Saturday Night
April 5/171
Dear Papa,2
I reached here Thursday evening after enlisting in Norfolk3 and finished all the mental & physical examinations today, and was assigned to Co #67 for training in marine warfare on land and sea. The training camp is about six miles from this camp, and we will hike over there Monday. I will have to complete the course on this island before I can become eligible for a non-camp place.
There is nothing down on this island4 except Marine and Naval Camps and you are not permitted to leave the camp until all training is over.
They are working the boys very hard down here but of course it is not hard on me yet, however. I reckon it will get very hot and hard when I reach the next camp.
My address will be.
Pvt. George B. Dixon5
Co. #67 Marine Barracks
Paris Island4
S.C.
P.S. I will write again as soon as I have time. My company is composed of a very high type of boys, a much better crowd than I have seen gathered together before for such a purpose.
Don’t know what company Thomas is in but think he is in my battalion.
Brownie5
April 5/171
George Brownrigg Dixon dated this letter April 5, 1917, but the date is a misnomer. In April 1917, Dixon still worked with his brother Minton at a wholesale grocery in Plymouth, North Carolina. He did not enlist in the Marine Corps until May 4, 1918. Exactly why he backdated the letter to April 1917 remains a mystery.
Papa2
Minton Hughes Dixon, Sr., “Papa” or “Judge” (1849-1923)
Father of Richard Dillard, George Brownrigg, MacDonald, Mary Elizabeth, and Elizabeth MacDonald Dixon. Prominent merchant in Edenton, North Carolina. Served as a Justice of the Peace, Recorder’s Court Judge, and city councilman. Married Sallie Dillard (1860-1910) in 1886.
Norfolk3
Norfolk, Virginia
Nighttime view of Granby Street, Norfolk, 1910. Museum of the Albemarle.
island4
Parris Island, South Carolina. Although a naval coaling station since the Civil War, beginning in 1915, Parris Island slowly evolved into one of two primary training bases and recruiting depots for the US Marine Corps. The marine corps initially misspelled the island’s name as Paris, an error not corrected until 1919. For more information about the facility during World War I, see the entry in the South Carolina Encyclopedia: http://www.scencyclopedia.org/sce/entries/parris-island/
George B. Dixon5
George Brownrigg Dixon, “Brownie” (1896-1953)

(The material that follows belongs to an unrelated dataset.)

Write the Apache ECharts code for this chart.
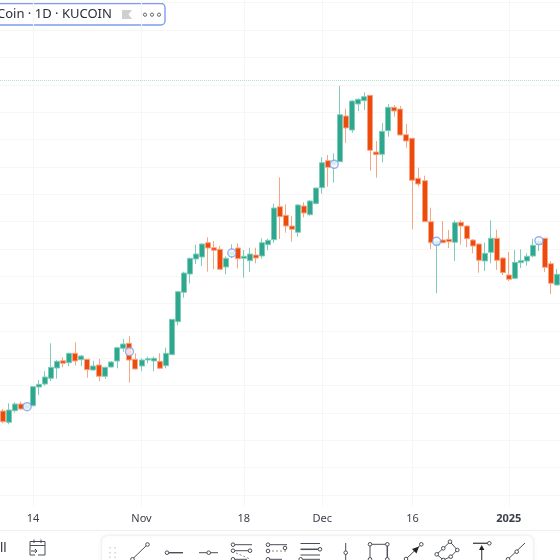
<!DOCTYPE html>
<html><head><meta charset="utf-8">
<style>html,body{margin:0;padding:0;background:#fff}#c{width:560px;height:560px}</style>
<script src="https://cdn.jsdelivr.net/npm/echarts@6/dist/echarts.min.js"></script>
</head><body><div id="c"></div>
<script>
const categories = ["10-09","10-10","10-11","10-12","10-13","10-14","10-15","10-16","10-17","10-18","10-19","10-20","10-21","10-22","10-23","10-24","10-25","10-26","10-27","10-28","10-29","10-30","10-31","11-01","11-02","11-03","11-04","11-05","11-06","11-07","11-08","11-09","11-10","11-11","11-12","11-13","11-14","11-15","11-16","11-17","11-18","11-19","11-20","11-21","11-22","11-23","11-24","11-25","11-26","11-27","11-28","11-29","11-30","12-01","12-02","12-03","12-04","12-05","12-06","12-07","12-08","12-09","12-10","12-11","12-12","12-13","12-14","12-15","12-16","12-17","12-18","12-19","12-20","12-21","12-22","12-23","12-24","12-25","12-26","12-27","12-28","12-29","12-30","12-31","01-01","01-02","01-03","01-04","01-05","01-06","01-07","01-08","01-09"];
const tickCategories = ["10-14","11-01","11-18","12-01","12-16","01-01"];
const tickLabels = ["14","Nov","18","Dec","16","2025"];
const opens  = [95,83.7,95.3,102,97.3,100.3,119,122,127.7,138,145.3,143.3,152.7,146.3,146.7,136,141,129.7,139,145,157.7,162.7,146.7,140,146,145,144.7,140.3,151.3,184.3,213.7,232,247,249,263.3,258.3,256.7,239,251,258,247.7,245.3,251,250,261.3,266.3,299.3,290.7,280,273.7,300,291.3,302.3,318.3,345.3,341,344.3,390,376,402,405.3,410.7,354,351.7,375.3,398.7,397,371.3,367.7,327.7,325.3,284.3,261,266,266.7,263.7,283.7,280,266,262,245,253.7,267.7,248,231,227.7,243.3,245,250,261.5,267.7,242.3,221];
const closes = [84.3,96,102,97,101.3,119.3,121.7,129,138.7,144.7,142.7,152.7,145,150,136.3,140,129.7,138.7,144,158.3,162,146,137,146,147.3,147.7,137.7,152.7,186.7,214.3,233,247.7,252,262,258,255.7,236.7,247.7,254.3,247.3,249.7,252,248,263.3,265.7,298,289.3,280,276.7,301,293,305,318,343.3,338.7,345,391.3,378,405,406.7,409.3,355.7,351.3,374.7,398.7,395,371,365,325.7,322,284.3,263.3,265,263.3,264.3,283.3,280,267.3,260,245.7,252.7,267.7,245.7,233.3,226.7,243.7,245.3,249.7,260.7,265,238.7,222.7,231.7];
const lows   = [82.7,81.7,93.3,96,96.5,99.7,111,120.3,125,127.3,138.7,140,140.3,140,128.3,135.3,124.7,127.3,138.7,137.7,154.3,123.3,136.3,134.7,142.7,134.7,136.7,137.7,151,180.7,208.3,222.7,242,240,234.3,236.7,236,231.7,248,237.7,228.3,234,242.7,247.3,255.7,263,267,273.3,264.3,269.3,288.7,290.3,302.3,312.3,319.3,323.3,344,363,373.3,395,396,335.3,328.3,343.7,369.3,389.3,370.7,358.3,276.7,319.3,284,257,212.7,262.7,258,245,261.3,258.7,252.7,233.3,235,242.7,236,231,225,227.3,238,240.3,248.7,255,234,212,220.7];
const highs  = [97,102.7,103.7,104.3,102,120,126,134.7,162.7,146,148.7,153.3,163.7,151,147,145,147,139.3,145,159,167,170,152.7,147.7,149.3,149.3,152.7,158.3,186.7,214.7,234.3,248.3,261.3,262.7,268.7,265,260,249.7,261.7,262.7,256,258.3,258.3,267.7,267.3,302.3,328.7,301.7,290,302,303.7,306,318,348.7,351,352.7,420,397.3,405.7,407.7,413.7,411,365,383,402,401,400,382,368,338.3,330.3,298.3,266.5,285,276,285.7,285.7,280.7,267,262.3,263.3,285.7,276.3,248.7,254,256,256.7,252.7,267.3,268,268,244.7,237];
const gridValues = [11,38.35,65.7,93.05,120.4,147.75,175.1,202.45,229.8,257.15,284.5,311.85,339.2,366.55,393.9,421.25,448.6,475.95,503.3];
const markerCategories = ["10-13","10-30","11-16","12-03","12-20","01-06"];
const markerValues = [99.3,154.3,253,341.7,264.7,265.3];
const lastPriceLine = 425.7;
const titleText = "Coin · 1D · KUCOIN";
const tabFragment = "ll";

const candleData = categories.map((c,i)=>[opens[i],closes[i],lows[i],highs[i]]);
const scatterData = markerCategories.map((c,i)=>[c,markerValues[i]]);
const tickSet = new Set(tickCategories);
const FONT = '"Noto Sans", sans-serif';
const ink = '#4a4e57';

function line(pts,w,col,extra){return Object.assign({type:'polyline',shape:{points:pts},style:{stroke:col||ink,lineWidth:w||1,fill:null},silent:true},extra||{});}
function dot(x,y,r){return {type:'circle',shape:{cx:x,cy:y,r:r||1.8},style:{fill:'#fff',stroke:ink,lineWidth:1},silent:true};}

const g = [];
g.push(line([[0,530.5],[560,530.5]],1,'#efefef'));
g.push({type:'rect',shape:{x:101.5,y:535.5,width:432,height:40,r:6},style:{fill:'#fff',stroke:'#f2f2f2',lineWidth:1,shadowBlur:4,shadowColor:'rgba(0,0,0,0.06)'},silent:true});
// header box
g.push({type:'rect',shape:{x:-10,y:3.5,width:175,height:21.5,r:4},style:{fill:'#fff',stroke:'#7f9df0',lineWidth:1.4},silent:true});
g.push({type:'text',style:{x:-3,y:14.5,text:titleText,font:'13px '+FONT,fill:'#2a2e39',textVerticalAlign:'middle'},silent:true});
g.push({type:'polygon',shape:{points:[[122,10],[132,10],[128.5,14.5],[132,19],[122,19]]},style:{fill:'#cfcfcf'},silent:true});
[145,152,159].forEach(x=>g.push({type:'circle',shape:{cx:x,cy:14.7,r:1.6},style:{fill:'#fff',stroke:'#666',lineWidth:1},silent:true}));
// bottom-left fragments
g.push({type:'text',style:{x:0,y:548.5,text:tabFragment,font:'13px '+FONT,fill:'#2a2e39',textVerticalAlign:'middle'},silent:true});
g.push({type:'polyline',shape:{points:[[35,555],[30,555],[30,541.5],[45,541.5],[45,555],[38,555]]},style:{stroke:ink,lineWidth:1,fill:null},silent:true});
g.push(line([[30,545.5],[45,545.5]],1),line([[34,539.5],[34,543]],1),line([[41,539.5],[41,543]],1));
g.push(line([[31,551],[37,551]],1),line([[35,549],[37,551],[35,553]],1));
// grip dots
[110,115].forEach(x=>[547.7,552.7,557.3].forEach(y=>g.push({type:'rect',shape:{x:x-0.8,y:y-0.8,width:1.6,height:1.6},style:{fill:'#d6d6d6'},silent:true})));
// icons
g.push(line([[132,559.5],[147.5,544.5]]),dot(147.5,544.5),dot(132.5,559.3));
g.push(line([[168,552.7],[183,552.7]],1.4),dot(167,552.7));
g.push(line([[199,552.7],[218,552.7]]),dot(208.7,552.7));
g.push(line([[233,544.7],[252,544.7]]),dot(233,544.7),line([[233,550.7],[250,550.7]]),dot(233,550.7),dot(250,550.7),line([[236,553],[250,559]],1,'#888',{style:{stroke:'#888',lineWidth:1,fill:null,lineDash:[2,2]}}),line([[233,559.3],[247,559.3]]),dot(233,559.3));
g.push(line([[268,544.7],[287,544.7]]),dot(268,544.7),line([[268,551],[286,551]],1,'#888',{style:{stroke:'#888',lineWidth:1,fill:null,lineDash:[2,2]}}),dot(268,551),dot(285,548),line([[268,559.3],[282,559.3]]),dot(268,559.3));
g.push(line([[300.5,543.5],[320,543.5]]),line([[300.5,549.3],[319,549.3]],1.5),dot(320,549.3),line([[300.5,555],[320,555]]),line([[303,559.3],[320,559.3]]),dot(300.7,559.3));
g.push(line([[345.7,543],[345.7,560]]),dot(345.7,552.7));
g.push(line([[370,544.3],[387.3,544.3]]),line([[370,544.3],[370,560]]),line([[387.3,544.3],[387.3,560]],1.4),dot(370,544.3),dot(387.3,544.3),dot(370,559.3),dot(387.3,559.3));
g.push(line([[406,559],[421.3,544.3]]),dot(421.3,544.3),dot(406,559),{type:'polygon',shape:{points:[[419,546.5],[412,549],[416.5,553.5]]},style:{fill:'#222'},silent:true});
g.push(line([[436.7,554.3],[443.3,548.3],[450,541.7],[457.3,550],[450.7,556.7],[443.3,560],[436.7,554.3]]),dot(436.7,554.3),dot(443.3,548.3),dot(450,541.7),dot(457.3,550),dot(450.7,556.7),dot(443.3,560));
g.push(line([[473,543.3],[488,543.3]],1.4),dot(489.3,543.3),line([[481.7,548],[481.7,562]],1.2),{type:'polygon',shape:{points:[[481.7,545],[479,550],[484.4,550]]},style:{fill:'#222'},silent:true});
g.push(line([[508,559.3],[525,543]]),dot(508,559.3),dot(516.7,551.7));

const chart = echarts.init(document.getElementById('c'),null,{renderer:'canvas'});
chart.setOption({
  animation:false,
  backgroundColor:'#fff',
  grid:{left:-1.3,top:0,width:561.7,height:506,containLabel:false},
  xAxis:{
    type:'category',data:categories,boundaryGap:true,
    axisLine:{show:false},
    axisTick:{show:false,alignWithLabel:true},
    axisLabel:{
      show:true,margin:7,fontFamily:FONT,fontSize:11,color:'#3a3e48',hideOverlap:false,
      interval:(i,v)=>tickSet.has(v),
      formatter:(v)=>{const k=tickCategories.indexOf(v);const t=tickLabels[k]||'';return t==='2025'?'{b|'+t+'}':t;},
      rich:{b:{fontWeight:'bold',fontSize:11,fontFamily:FONT,color:'#3a3e48'}}
    },
    splitLine:{show:true,alignWithLabel:true,interval:(i,v)=>tickSet.has(v),lineStyle:{color:'#f6f6f7',width:1}}
  },
  yAxis:{
    type:'value',min:0,max:506,position:'right',
    axisLine:{show:false},
    axisLabel:{show:false},
    axisTick:{show:false,customValues:gridValues},
    splitLine:{show:true,lineStyle:{color:'#f6f6f7',width:1}}
  },
  series:[
    {type:'candlestick',data:candleData,barWidth:5.5,clip:true,
     itemStyle:{color:'#2fa68e',color0:'#ee4a0c',borderColor:'#7ecdbb',borderColor0:'#f6a685',borderWidth:1},
     markLine:{silent:true,symbol:'none',label:{show:false},
       lineStyle:{color:'#a6e2d4',type:'dotted',width:1},
       data:[{yAxis:lastPriceLine}]}},
    {type:'scatter',data:scatterData,symbol:'circle',symbolSize:8,z:5,
     itemStyle:{color:'#fff',borderColor:'#7f9df0',borderWidth:1.5}}
  ],
  graphic:{elements:g}
});
</script></body></html>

Younger brother of Richard Dillard Dixon. Attended UNC-Chapel Hill from 1914 to 1916, where he belonged to the Phi Delta Theta fraternity. Went into the wholesale grocery business with his older brother, Minton Hughes Jr., in Plymouth, North Carolina from 1916 to 1917. Enlisted in the North Carolina National Guard on May 25, 1917. Due to his college experience, selected for officer’s training on December 27, 1917. Commissioned as a 2nd Lieutenant in the 119th Infantry, Dixon resigned for mysterious reasons on March 27, 1918. About two months later, he reenlisted, this time in the Marine Corps. After completing basic training at Parris Island, served at the New York Marine Corps Barracks in New York City. Reached the rank of corporal. Never left the United States during his military service. After his discharge from the Marines in February 1919, moved to Suffolk, Virginia to work as a manager for Winborne & Company, a wholesale grocer. Later became a salesman for the local peanut growers association in Norfolk, Virginia. Ultimately returned to Suffolk, where he worked as the Secretary -Treasurer of the Benthall Machine Company, a firm that manufactured peanut pickers, until his death.